Of names without vowels


A report originally posted on ABS-CBN News of two infants in Mindanao whose names have absolutely no vowels in them—that is, if you don’t consider ‘y’ as a vowel—has elicited a range of reactions from amusement to anger.

How do you even pronounce them? asked one of many tweeters.

How, indeed, does one enunciate with ease Strygwyr Drytch Bryl (surnamed Bacolod), the name of an almost six-month-old child born in Davao City? Or that of newborn Glhynnyl Hylhyr Yzzyghyl (last name Buscato) from Carmen, Cotabato City?

Another tweeter, Sir-floats-a-lot (@oj_arbolario) commented, “Sumasagot na sa test mga classmate nila, sila sulat pa rin pangalan… [While their classmates are already answering the test, they are still writing their names…].”

One can imagine the unnecessary amount of time needed to spell out and inscribe those appellations. On the other hand, they can be utilized as passwords for those looking for ones that are hard to hack but so easy to reference in case one forgets.

According to the mother of SDB Bacolod, the infant’s first name was taken from a character in DOTA or Defense of the Ancients, a multiplayer pc game, but they decided to affix the other two…because why not, right?

The naming of weeks-old GHY Buscato, on the other hand, followed a more traditional route—the name has letters picked from those of the parents and the grandparents— but the name-giver inexplicably detoured to a path less traveled and ended up picking nothing but consonants.

One tweeter, Kathrine (@kitkathclub), said, “From someone who experienced perpetual incidence of misspelled name: this is RUTHLESS in every way, shape, and form.”

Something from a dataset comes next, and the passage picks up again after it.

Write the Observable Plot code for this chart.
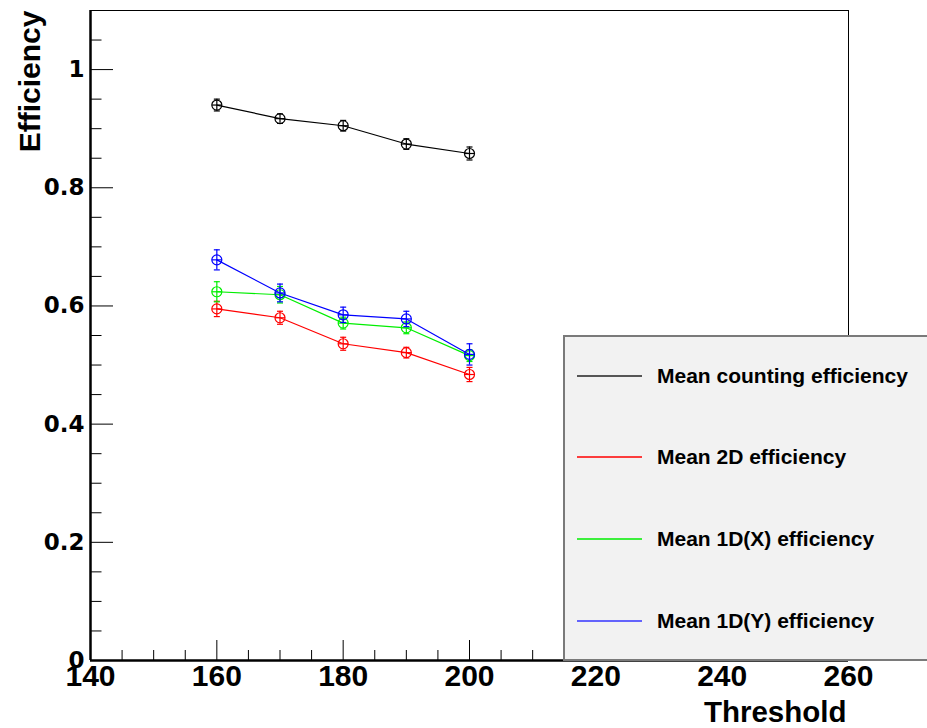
<!DOCTYPE html>
<html>
<head>
<meta charset="utf-8">
<script src="https://cdn.jsdelivr.net/npm/d3@7"></script>
<script src="https://cdn.jsdelivr.net/npm/@observablehq/plot@0.6"></script>
<style>
  body { margin: 0; background: #fff; }
  #wrap { position: relative; width: 927px; height: 728px; overflow: hidden; background: #fff; }
  #legend { position: absolute; left: 0; top: 0; pointer-events: none; }
</style>
</head>
<body>
<div id="wrap"><div id="chart"></div></div>
<script>
// ---- data ----
const thresholds = [160, 170, 180, 190, 200];

const countingEff = [0.940, 0.917, 0.905, 0.874, 0.858];
const countingErr = [0.010, 0.008, 0.009, 0.009, 0.011];

const eff2D = [0.595, 0.580, 0.536, 0.521, 0.484];
const eff2DErr = [0.013, 0.011, 0.011, 0.009, 0.012];

const eff1DX = [0.624, 0.619, 0.571, 0.563, 0.516];
const eff1DXErr = [0.017, 0.014, 0.010, 0.010, 0.010];

const eff1DY = [0.678, 0.622, 0.585, 0.578, 0.518];
const eff1DYErr = [0.017, 0.015, 0.013, 0.013, 0.018];

const seriesNames = ["Mean counting efficiency", "Mean 2D efficiency", "Mean 1D(X) efficiency", "Mean 1D(Y) efficiency"];
const seriesColors = ["#000000", "#ff0000", "#00ee00", "#0000ff"];
const legendColors = ["#222222", "#ff0000", "#00ee00", "#3333ff"];

const xTickLabels = [140, 160, 180, 200, 220, 240, 260];
const xMinorTicks = d3.range(145, 260, 5).filter(v => v % 20 !== 0);
const yTickLabels = [0, 0.2, 0.4, 0.6, 0.8, 1];
const yMinorTicks = d3.range(1, 22).map(i => i * 0.05).filter((v, i) => (i + 1) % 4 !== 0);

// ---- layout ----
const W = 927, H = 728, mL = 90, mR = 79, mT = 10, mB = 68;
const plotW = W - mL - mR, plotH = H - mT - mB;

const allValues = [countingEff, eff2D, eff1DX, eff1DY];
const allErrors = [countingErr, eff2DErr, eff1DXErr, eff1DYErr];

const capSym = { draw(ctx, size) { const r = Math.sqrt(size / Math.PI); ctx.moveTo(-r, 0); ctx.lineTo(r, 0); } };

const seriesMarks = allValues.flatMap((vals, s) => {
  const rows = thresholds.map((t, i) => ({ x: t, y: vals[i], lo: vals[i] - allErrors[s][i], hi: vals[i] + allErrors[s][i] }));
  const c = seriesColors[s];
  return [
    Plot.line(rows, { x: "x", y: "y", stroke: c, strokeWidth: 1.2 }),
    Plot.ruleX(rows, { x: "x", y1: "lo", y2: "hi", stroke: c, strokeWidth: 1.2 }),
    Plot.dot(rows, { x: "x", y: "lo", symbol: capSym, r: 3, stroke: c, strokeWidth: 1.2 }),
    Plot.dot(rows, { x: "x", y: "hi", symbol: capSym, r: 3, stroke: c, strokeWidth: 1.2 }),
    Plot.dot(rows, { x: "x", y: "y", r: 5, stroke: c, fill: "none", strokeWidth: 1.2 }),
    Plot.dot(rows, { x: "x", y: "y", symbol: capSym, r: 5, stroke: c, strokeWidth: 1.2 })
  ];
});

const chart = Plot.plot({
  width: W, height: H,
  marginLeft: mL, marginRight: mR, marginTop: mT, marginBottom: mB,
  style: { fontFamily: "Liberation Sans, Arial, sans-serif", background: "white", color: "black", overflow: "visible" },
  x: { domain: [140, 260] },
  y: { domain: [0, 1.1] },
  marks: [
    Plot.frame({ stroke: "black", strokeWidth: 1 }),
    Plot.tickX(xTickLabels, { x: d => d, insetTop: plotH - 20, stroke: "black", strokeWidth: 1 }),
    Plot.tickX(xMinorTicks, { x: d => d, insetTop: plotH - 10, stroke: "black", strokeWidth: 1 }),
    Plot.tickY(yTickLabels, { y: d => d, insetRight: plotW - 23, stroke: "black", strokeWidth: 1 }),
    Plot.tickY(yMinorTicks, { y: d => d, insetRight: plotW - 11.5, stroke: "black", strokeWidth: 1 }),
    Plot.ruleX([140], { strokeWidth: 2.5, stroke: "black" }),
    Plot.ruleY([0], { strokeWidth: 2.5, stroke: "black" }),
    Plot.axisX({ ticks: xTickLabels, tickSize: 0, tickPadding: 4, label: null, fontSize: 30, fontWeight: "bold", fontFamily: "Liberation Sans, Arial, sans-serif", tickFormat: d => String(d) }),
    Plot.axisY({ ticks: yTickLabels, tickSize: 0, tickPadding: 6, label: null, fontSize: 23, fontWeight: "bold", fontFamily: "DejaVu Sans, sans-serif", tickFormat: d => d === 0 ? "0" : d === 1 ? "1" : d.toFixed(1) }),
    Plot.text(["Efficiency"], { text: d => d, frameAnchor: "top-left", dx: -72, rotate: -90, textAnchor: "end", fontSize: 30, fontWeight: "bold" }),
    Plot.text(["Threshold"], { text: d => d, frameAnchor: "bottom-right", dx: -2, dy: 61, textAnchor: "end", fontSize: 29.5, fontWeight: "bold" }),
    ...seriesMarks
  ]
});
document.getElementById("chart").appendChild(chart);

// ---- legend (SVG overlay) ----
const legendY = [376, 457, 539, 621];
const svg = d3.select("#wrap").append("svg")
  .attr("id", "legend").attr("width", W).attr("height", H);
svg.append("rect")
  .attr("x", 564).attr("y", 336).attr("width", 400).attr("height", 324)
  .attr("fill", "#f2f2f2").attr("stroke", "#7a7a7a").attr("stroke-width", 2);
seriesNames.forEach((name, i) => {
  svg.append("line")
    .attr("x1", 577).attr("x2", 642).attr("y1", legendY[i]).attr("y2", legendY[i])
    .attr("stroke", legendColors[i]).attr("stroke-width", 1.6);
  svg.append("text")
    .attr("x", 657).attr("y", legendY[i]).attr("dy", "0.35em")
    .attr("font-family", "Liberation Sans, Arial, sans-serif").attr("font-weight", "bold")
    .attr("font-size", 21).attr("fill", "#000")
    .text(name);
});
</script>
</body>
</html>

(We feel your pain, Catherine.)

Yet another (@nthebeningging) agreed, saying, “Kawawang bata pinahirapan sa pangalan baka maging tampulan pa ng tukso sa eskwela..tsk [Poor child. Given a hard time with a name like that and might end up bullied in school…tsk].”

Of course, some people found humor in all this.

“Welsh ang peg?” said @IANVARIVS while @SammieDoggie said, “Can I buy a vowel?”, an oft-repeated request in the popular American television game show Wheel of Fortune.

Tweeter Joseph (@joseph0686UK) queried, “Lasing ba ang mga magulang neto noong binigay nila pangalan [Were the parents drunk when they named their kids]?”

(Joseph is rightfully perplexed; his parents were obviously sober when they chose his name.)

Oh, well, at least those of us who have standard names with sufficient vowels can rest easy at night knowing that our names do not provoke discourse or infuriate others.

Levity aside, we wish Strygwyr Drytch Bryl and Glhynnyl Hylhyr Yzzyghyl good, healthy lives ahead of them. May they grow up to become more famous than they already are.